Em Borba, nestas cidades, vilas e aldeias, olham-se as “placas toponímicas mais bonitas do mundo, gravadas em mármore nas paredes. A seguir, uma praça larga e o som dos paralelepípedos… não era especialmente bonita, mas era única. Aquela saída de Vila Viçosa, com muros baixos e oliveiras até chegar às pedreiras, sempre sem se poder acelerar muito e com aquele som dos paralelepípedos que já se escuta em poucos lugares.” Todos os que por ali passámos sabemos que esta estrada tem muito encanto, fascínio, é caminho entre pegadas desenhadas ao longo de séculos… Esta estrada tem tudo para continuar viva e a viver, faz falta. O cantar, quase único, dos pneus no empedrado é profundamente identitário, como o podemos dispensar, ou esquecer? Todos os calipolenses e borbenses reconhecem a sua utilidade diária.

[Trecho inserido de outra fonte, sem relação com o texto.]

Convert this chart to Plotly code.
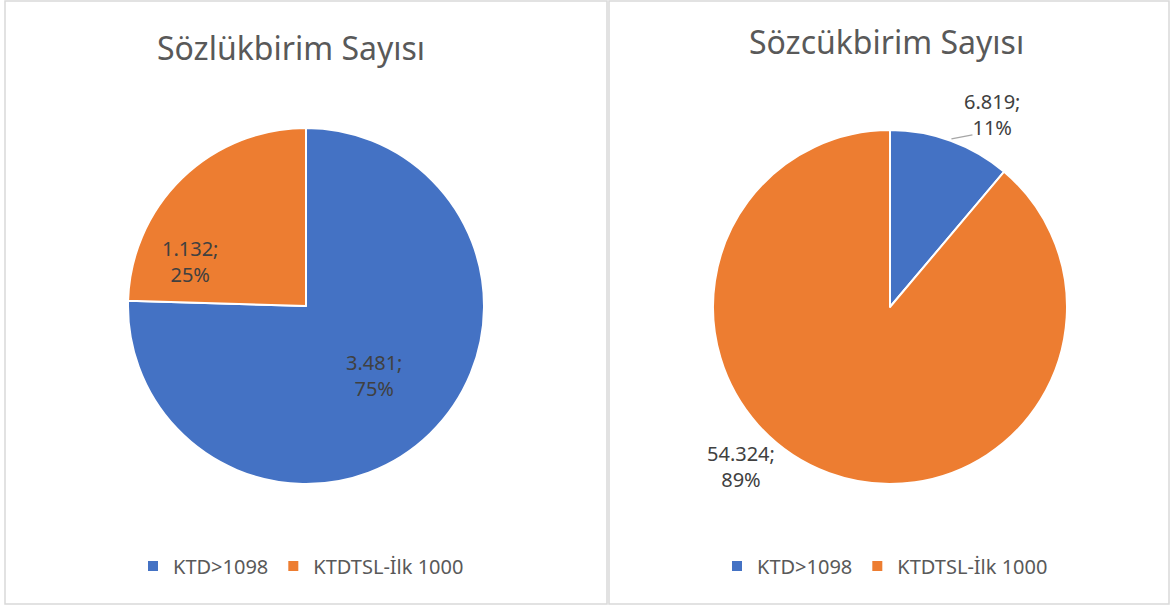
import math
import plotly.graph_objects as go

# ---- data ----
labels = ["KTD>1098", "KTDTSL-İlk 1000"]
left_title = "Sözlükbirim Sayısı"
left_values = [3481, 1132]
left_value_text = ["3.481", "1.132"]
right_title = "Sözcükbirim Sayısı"
right_values = [6819, 54324]
right_value_text = ["6.819", "54.324"]

# ---- style ----
W, H = 1172, 610
colors = ["#4472C4", "#ED7D31"]
FONT = "Noto Sans"
TITLE_C = "#595959"
LABEL_C = "#404040"


def px(x):
    return x / W


def py(y):
    return 1 - y / H


# pie geometry in pixels: center and radius
left_geo = dict(cx=306, cy=306, r=178)
right_geo = dict(cx=890, cy=307, r=177)

# label placement (angle shift in degrees, radial factor) per slice
left_label_pos = [(0, 0.545), (-25, 0.70)]
right_label_pos = [(8, 1.23), (23, 1.23)]

fig = go.Figure()


def add_pie(lbls, values, geo, legend_name):
    cx, cy, r = geo["cx"], geo["cy"], geo["r"]
    fig.add_trace(go.Pie(
        labels=lbls, values=values, sort=False, direction="clockwise",
        rotation=0, textinfo="none", hoverinfo="label+value+percent",
        marker=dict(colors=colors, line=dict(color="white", width=2)),
        domain=dict(x=[px(cx - r), px(cx + r)], y=[py(cy + r), py(cy - r)]),
        legend=legend_name, showlegend=True,
    ))


def mid_angles(values):
    total = sum(values)
    out, acc = [], 0
    for v in values:
        out.append((acc + v / 2) / total * 360)
        acc += v
    return out


def add_labels(values, texts, geo, pos, leader=None):
    cx, cy, r = geo["cx"], geo["cy"], geo["r"]
    total = sum(values)
    mids = mid_angles(values)
    for i, (v, t) in enumerate(zip(values, texts)):
        mid = mids[i]
        shift, fac = pos[i]
        th = math.radians(mid + shift)
        x = cx + fac * r * math.sin(th)
        y = cy - fac * r * math.cos(th)
        pct = round(v / total * 100)
        fig.add_annotation(
            x=px(x), y=py(y), xref="paper", yref="paper", showarrow=False,
            xanchor="center", yanchor="middle",
            text=f"{t};<br>{pct}%", align="center",
            font=dict(family=FONT, size=20, color=LABEL_C),
        )
        if leader is not None and leader == i:
            thm = math.radians(mid)
            x0 = cx + (r + 2) * math.sin(thm)
            y0 = cy - (r + 2) * math.cos(thm)
            fig.add_shape(type="line", xref="paper", yref="paper",
                          x0=px(x0), y0=py(y0), x1=px(x0 + 21), y1=py(y0 - 4),
                          line=dict(color="#A6A6A6", width=1.5))


# right pie uses an invisible suffix so its legend entries are separate
right_labels = [l + "\u200b" for l in labels]

add_pie(labels, left_values, left_geo, "legend")
add_pie(right_labels, right_values, right_geo, "legend2")
add_labels(left_values, left_value_text, left_geo, left_label_pos)
add_labels(right_values, right_value_text, right_geo, right_label_pos, leader=0)

# titles
fig.add_annotation(x=px(291), y=py(47), xref="paper", yref="paper", showarrow=False,
                   xanchor="center", yanchor="middle",
                   text=left_title, font=dict(family=FONT, size=32, color=TITLE_C))
fig.add_annotation(x=px(886), y=py(41), xref="paper", yref="paper", showarrow=False,
                   xanchor="center", yanchor="middle",
                   text=right_title, font=dict(family=FONT, size=32, color=TITLE_C))

# panel borders
for x0, x1 in [(5, 607), (609, 1169)]:
    fig.add_shape(type="rect", xref="paper", yref="paper",
                  x0=px(x0), x1=px(x1), y0=py(604), y1=py(1),
                  line=dict(color="#D9D9D9", width=1.5), fillcolor="rgba(0,0,0,0)")

legend_style = dict(orientation="h", xanchor="left", yanchor="middle",
                    font=dict(family=FONT, size=20, color=TITLE_C),
                    bgcolor="rgba(0,0,0,0)", itemwidth=30, traceorder="normal")

fig.update_layout(
    width=W, height=H, margin=dict(l=0, r=0, t=0, b=0),
    paper_bgcolor="white", plot_bgcolor="white",
    legend=dict(x=px(133), y=py(566), **legend_style),
    legend2=dict(x=px(717), y=py(566), **legend_style),
)

fig.write_html("out.html", config={"displayModeBar": False},
               post_script="document.body.style.margin='0px';document.body.style.overflow='hidden';")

O interesse económico para o setor das rochas ornamentais, bem como para outros, designadamente para o turismo, não pode ser ignorado. A cratera agora existente, qual cicatriz, é uma “dor” geral, quotidiana, emocional, social, cultural e económica. Já alguma entidade pública, nacional ou regional, se preocupou em calcular o prejuízo, para todos, por a 255 estar interrompida?
Muito para além do trágico acidente, esta estrada merece ser viva e vivida; não temos o direito de privar os vindouros deste caminho, tão natural e magnífico como o mármore, e identitário porque construído de pedra, solo e clima, de cultura e memórias. Até pela memória dos que naquelas pedreiras padeceram ao longo de décadas é incontornável reconstruir a histórica estrada de Borba-Vila Viçosa.